Given problem: Please, without the pictures, retype exactly the lines from the start of the material through the line that holds "import plotly.graph_objects as go".

— START —

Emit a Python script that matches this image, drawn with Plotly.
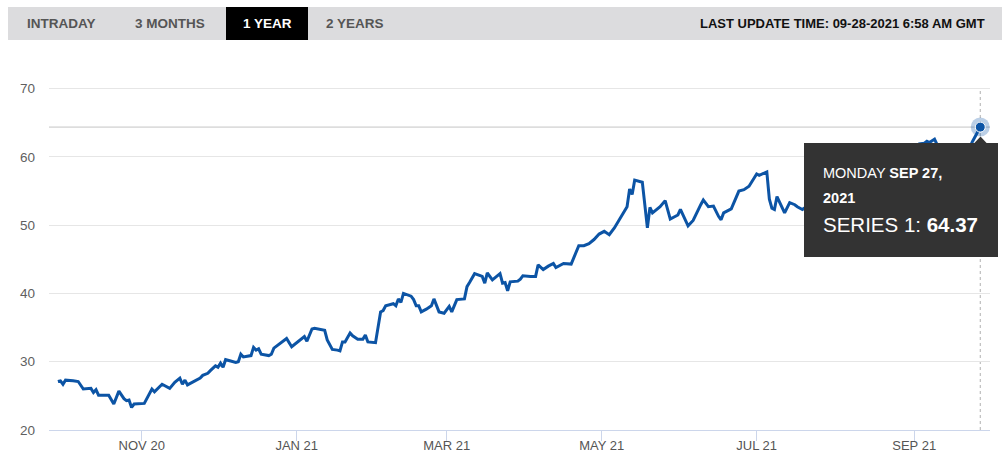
import plotly.graph_objects as go

# ---------------- data ----------------
dates = [
    "2020-09-29", "2020-09-30", "2020-10-01", "2020-10-02", "2020-10-05", "2020-10-06", "2020-10-07",
    "2020-10-09", "2020-10-10", "2020-10-12", "2020-10-13", "2020-10-14", "2020-10-15", "2020-10-17",
    "2020-10-19", "2020-10-21", "2020-10-23", "2020-10-25", "2020-10-26", "2020-10-27", "2020-10-28",
    "2020-10-29", "2020-10-31", "2020-11-02", "2020-11-05", "2020-11-06", "2020-11-09", "2020-11-12",
    "2020-11-14", "2020-11-16", "2020-11-17", "2020-11-18", "2020-11-19", "2020-11-22", "2020-11-24",
    "2020-11-25", "2020-11-27", "2020-11-28", "2020-11-29", "2020-11-30", "2020-12-01", "2020-12-02",
    "2020-12-03", "2020-12-04", "2020-12-06", "2020-12-08", "2020-12-09", "2020-12-10", "2020-12-11",
    "2020-12-14", "2020-12-15", "2020-12-16", "2020-12-17", "2020-12-18", "2020-12-21", "2020-12-22",
    "2020-12-23", "2020-12-25", "2020-12-28", "2020-12-30", "2021-01-01", "2021-01-04", "2021-01-05",
    "2021-01-07", "2021-01-08", "2021-01-10", "2021-01-12", "2021-01-13", "2021-01-15", "2021-01-17",
    "2021-01-18", "2021-01-19", "2021-01-20", "2021-01-22", "2021-01-23", "2021-01-25", "2021-01-27",
    "2021-01-28", "2021-01-29", "2021-02-01", "2021-02-03", "2021-02-04", "2021-02-05", "2021-02-08",
    "2021-02-09", "2021-02-10", "2021-02-11", "2021-02-12", "2021-02-15", "2021-02-16", "2021-02-17",
    "2021-02-18", "2021-02-19", "2021-02-21", "2021-02-23", "2021-02-24", "2021-02-26", "2021-02-28",
    "2021-03-02", "2021-03-03", "2021-03-05", "2021-03-08", "2021-03-09", "2021-03-10", "2021-03-12",
    "2021-03-15", "2021-03-16", "2021-03-17", "2021-03-19", "2021-03-22", "2021-03-23", "2021-03-24",
    "2021-03-25", "2021-03-26", "2021-03-29", "2021-03-30", "2021-03-31", "2021-04-03", "2021-04-05",
    "2021-04-06", "2021-04-08", "2021-04-10", "2021-04-12", "2021-04-13", "2021-04-16", "2021-04-19",
    "2021-04-20", "2021-04-22", "2021-04-24", "2021-04-26", "2021-04-28", "2021-04-30", "2021-05-02",
    "2021-05-04", "2021-05-06", "2021-05-08", "2021-05-11", "2021-05-12", "2021-05-13", "2021-05-14",
    "2021-05-17", "2021-05-19", "2021-05-20", "2021-05-21", "2021-05-24", "2021-05-26", "2021-05-28",
    "2021-05-31", "2021-06-01", "2021-06-04", "2021-06-06", "2021-06-09", "2021-06-10", "2021-06-12",
    "2021-06-14", "2021-06-16", "2021-06-17", "2021-06-18", "2021-06-21", "2021-06-24", "2021-06-26",
    "2021-06-28", "2021-07-01", "2021-07-02", "2021-07-05", "2021-07-06", "2021-07-07", "2021-07-08",
    "2021-07-09", "2021-07-12", "2021-07-14", "2021-07-16", "2021-07-17", "2021-07-19", "2021-07-21",
    "2021-07-23", "2021-07-25", "2021-07-27", "2021-07-29", "2021-08-01", "2021-08-03", "2021-08-05",
    "2021-08-08", "2021-08-10", "2021-08-12", "2021-08-15", "2021-08-17", "2021-08-19", "2021-08-22",
    "2021-08-24", "2021-08-26", "2021-08-29", "2021-08-31", "2021-09-02", "2021-09-03", "2021-09-05",
    "2021-09-06", "2021-09-07", "2021-09-09", "2021-09-10", "2021-09-11", "2021-09-12", "2021-09-14",
    "2021-09-16", "2021-09-18", "2021-09-19", "2021-09-21", "2021-09-23", "2021-09-24", "2021-09-27",
]
values = [
    27.1, 27.2, 26.7, 27.3, 27.2, 27.1, 27.1,
    26.0, 26.0, 26.1, 25.5, 25.9, 25.1, 25.1,
    25.1, 23.8, 25.7, 24.6, 24.3, 24.4, 23.3,
    23.8, 23.9, 23.9, 26.0, 25.6, 26.7, 26.1,
    27.0, 27.6, 26.7, 27.3, 26.6, 27.2, 27.6,
    28.0, 28.3, 28.7, 29.0, 29.4, 29.2, 29.8,
    29.2, 30.3, 30.1, 29.9, 30.0, 31.1, 30.7,
    30.9, 32.1, 31.7, 31.9, 31.1, 30.9, 31.1,
    32.0, 32.6, 33.4, 32.2, 32.8, 33.7, 33.0,
    34.8, 34.9, 34.7, 34.6, 33.2, 31.8, 31.7,
    31.6, 32.9, 32.9, 34.2, 33.8, 33.3, 33.3,
    33.9, 32.9, 32.8, 37.3, 37.5, 38.2, 38.5,
    38.2, 39.2, 38.7, 40.0, 39.6, 39.1, 38.2,
    38.2, 37.3, 37.7, 38.2, 39.2, 37.3, 37.1,
    38.1, 37.3, 39.1, 39.2, 41.0, 41.6, 42.9,
    42.5, 41.5, 43.0, 42.0, 42.9, 41.5, 41.6,
    40.4, 41.7, 41.8, 42.1, 42.6, 42.5, 42.5,
    44.2, 43.5, 44.0, 44.4, 43.8, 44.4, 44.3,
    45.2, 47.0, 47.0, 47.3, 47.9, 48.7, 49.1,
    48.6, 49.6, 50.8, 52.7, 55.3, 54.5, 56.6,
    56.3, 49.6, 52.6, 51.8, 52.7, 53.6, 50.9,
    51.5, 52.3, 49.9, 50.7, 53.0, 53.7, 52.7,
    52.8, 51.3, 50.8, 51.8, 52.4, 55.0, 55.2,
    55.7, 57.5, 57.3, 57.8, 53.8, 52.5, 52.3,
    54.2, 51.8, 53.3, 53.0, 52.7, 52.3, 52.8,
    53.5, 54.6, 54.0, 55.8, 56.5, 57.9, 57.2,
    58.8, 59.5, 58.7, 60.1, 60.8, 60.2, 61.0,
    60.5, 61.3, 60.9, 61.5, 61.3, 61.9, 62.0,
    62.3, 62.1, 62.6, 61.8, 60.5, 59.8, 60.4,
    59.2, 58.6, 59.5, 60.8, 61.5, 62.3, 64.37,
]
x_tick_vals = ["2020-11-01", "2021-01-01", "2021-03-01", "2021-05-01", "2021-07-01", "2021-09-01"]
x_tick_text = ["NOV 20", "JAN 21", "MAR 21", "MAY 21", "JUL 21", "SEP 21"]
y_tick_vals = [20, 30, 40, 50, 60, 70]
tabs = ["INTRADAY", "3 MONTHS", "1 YEAR", "2 YEARS"]
selected_tab = "1 YEAR"
update_text = "LAST UPDATE TIME: 09-28-2021 6:58 AM GMT"
tooltip_day = "MONDAY"
tooltip_date = "SEP 27,"
tooltip_year = "2021"
series_name = "SERIES 1"

# ---------------- layout geometry ----------------
W, H = 1002, 459
ML, MR, MT, MB = 49, 12, 75, 29
PW, PH = W - ML - MR, H - MT - MB


def px(xp):
    return (xp - ML) / PW


def py(yp):
    return (H - MB - yp) / PH


LINE = "#0c54a5"
FONT = "Liberation Sans, Arial, Helvetica, sans-serif"

fig = go.Figure()
fig.add_trace(go.Scatter(x=dates, y=values, mode="lines",
                         line=dict(color=LINE, width=3), hoverinfo="skip"))
# highlighted last point
fig.add_trace(go.Scatter(x=[dates[-1]], y=[values[-1]], mode="markers",
                         marker=dict(size=19, color="rgba(12,84,165,0.28)"), hoverinfo="skip"))
fig.add_trace(go.Scatter(x=[dates[-1]], y=[values[-1]], mode="markers",
                         marker=dict(size=10, color=LINE, line=dict(color="white", width=1)),
                         hoverinfo="skip"))

shapes = []
# crosshairs
shapes.append(dict(type="line", xref="paper", yref="y", x0=0, x1=1, y0=values[-1], y1=values[-1],
                   line=dict(color="#c4c4c4", width=1), layer="below"))
shapes.append(dict(type="line", xref="x", yref="y", x0=dates[-1], x1=dates[-1], y0=20, y1=70,
                   line=dict(color="#b0b0b0", width=1, dash="dot"), layer="below"))
# top bar
shapes.append(dict(type="rect", xref="paper", yref="paper", x0=px(8), x1=px(1002), y0=py(40), y1=py(7),
                   fillcolor="#dcdcde", line=dict(width=0), layer="above"))
tab_centers = [61, 170, 267, 355]
for t, c in zip(tabs, tab_centers):
    if t == selected_tab:
        shapes.append(dict(type="rect", xref="paper", yref="paper", x0=px(226), x1=px(308),
                           y0=py(40), y1=py(7), fillcolor="#000000", line=dict(width=0), layer="above"))
# tooltip box + pointer
shapes.append(dict(type="rect", xref="paper", yref="paper", x0=px(804), x1=px(998), y0=py(257), y1=py(143),
                   fillcolor="#333333", line=dict(width=0), layer="above"))
shapes.append(dict(type="path", xref="paper", yref="paper",
                   path=f"M {px(974)},{py(143.5)} L {px(980.5)},{py(136.5)} L {px(987)},{py(143.5)} Z",
                   fillcolor="#333333", line=dict(width=0), layer="above"))

annotations = []
for t, c in zip(tabs, tab_centers):
    annotations.append(dict(xref="paper", yref="paper", x=px(c), y=py(23.5), text=f"<b>{t}</b>",
                            showarrow=False, xanchor="center", yanchor="middle",
                            font=dict(family=FONT, size=13.5,
                                      color="#ffffff" if t == selected_tab else "#555555")))
annotations.append(dict(xref="paper", yref="paper", x=px(987), y=py(23.5), text=f"<b>{update_text}</b>",
                        showarrow=False, xanchor="right", yanchor="middle",
                        font=dict(family=FONT, size=13, color="#111111")))
annotations.append(dict(xref="paper", yref="paper", x=px(821), y=py(173), showarrow=False,
                        text=f"{tooltip_day} <b>{tooltip_date}</b>", xanchor="left", yanchor="middle",
                        font=dict(family=FONT, size=14.5, color="#ffffff")))
annotations.append(dict(xref="paper", yref="paper", x=px(821), y=py(197.5), showarrow=False,
                        text=f"<b>{tooltip_year}</b>", xanchor="left", yanchor="middle",
                        font=dict(family=FONT, size=14.5, color="#ffffff")))
annotations.append(dict(xref="paper", yref="paper", x=px(821), y=py(224), showarrow=False,
                        text=f"{series_name}: <b>{values[-1]:.2f}</b>", xanchor="left", yanchor="middle",
                        font=dict(family=FONT, size=20.5, color="#ffffff")))

fig.update_layout(
    width=W, height=H,
    margin=dict(l=ML, r=MR, t=MT, b=MB, autoexpand=False),
    plot_bgcolor="white", paper_bgcolor="white",
    showlegend=False, hovermode=False,
    font=dict(family=FONT),
    shapes=shapes, annotations=annotations,
    xaxis=dict(type="date", range=["2020-09-25 12:00", "2021-09-30 20:00"], automargin=False,
               showgrid=False, zeroline=False, showline=True, linecolor="#ccd6eb", linewidth=1,
               ticks="outside", ticklen=10, tickcolor="#ccd6eb", tickwidth=1,
               tickvals=x_tick_vals, ticktext=x_tick_text, ticklabelstandoff=-7,
               tickfont=dict(family=FONT, size=13, color="#555555")),
    yaxis=dict(range=[20, 72], tickvals=y_tick_vals, showgrid=True, gridcolor="#e6e6e6", gridwidth=1,
               automargin=False, zeroline=False, showline=False, ticks="",
               tickfont=dict(family=FONT, size=13.5, color="#5f5f5f"), ticklabelstandoff=13),
)

fig.write_html("out.html")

— END —

Task result:
Emit a Python script that matches this image, drawn with Plotly.
import plotly.graph_objects as go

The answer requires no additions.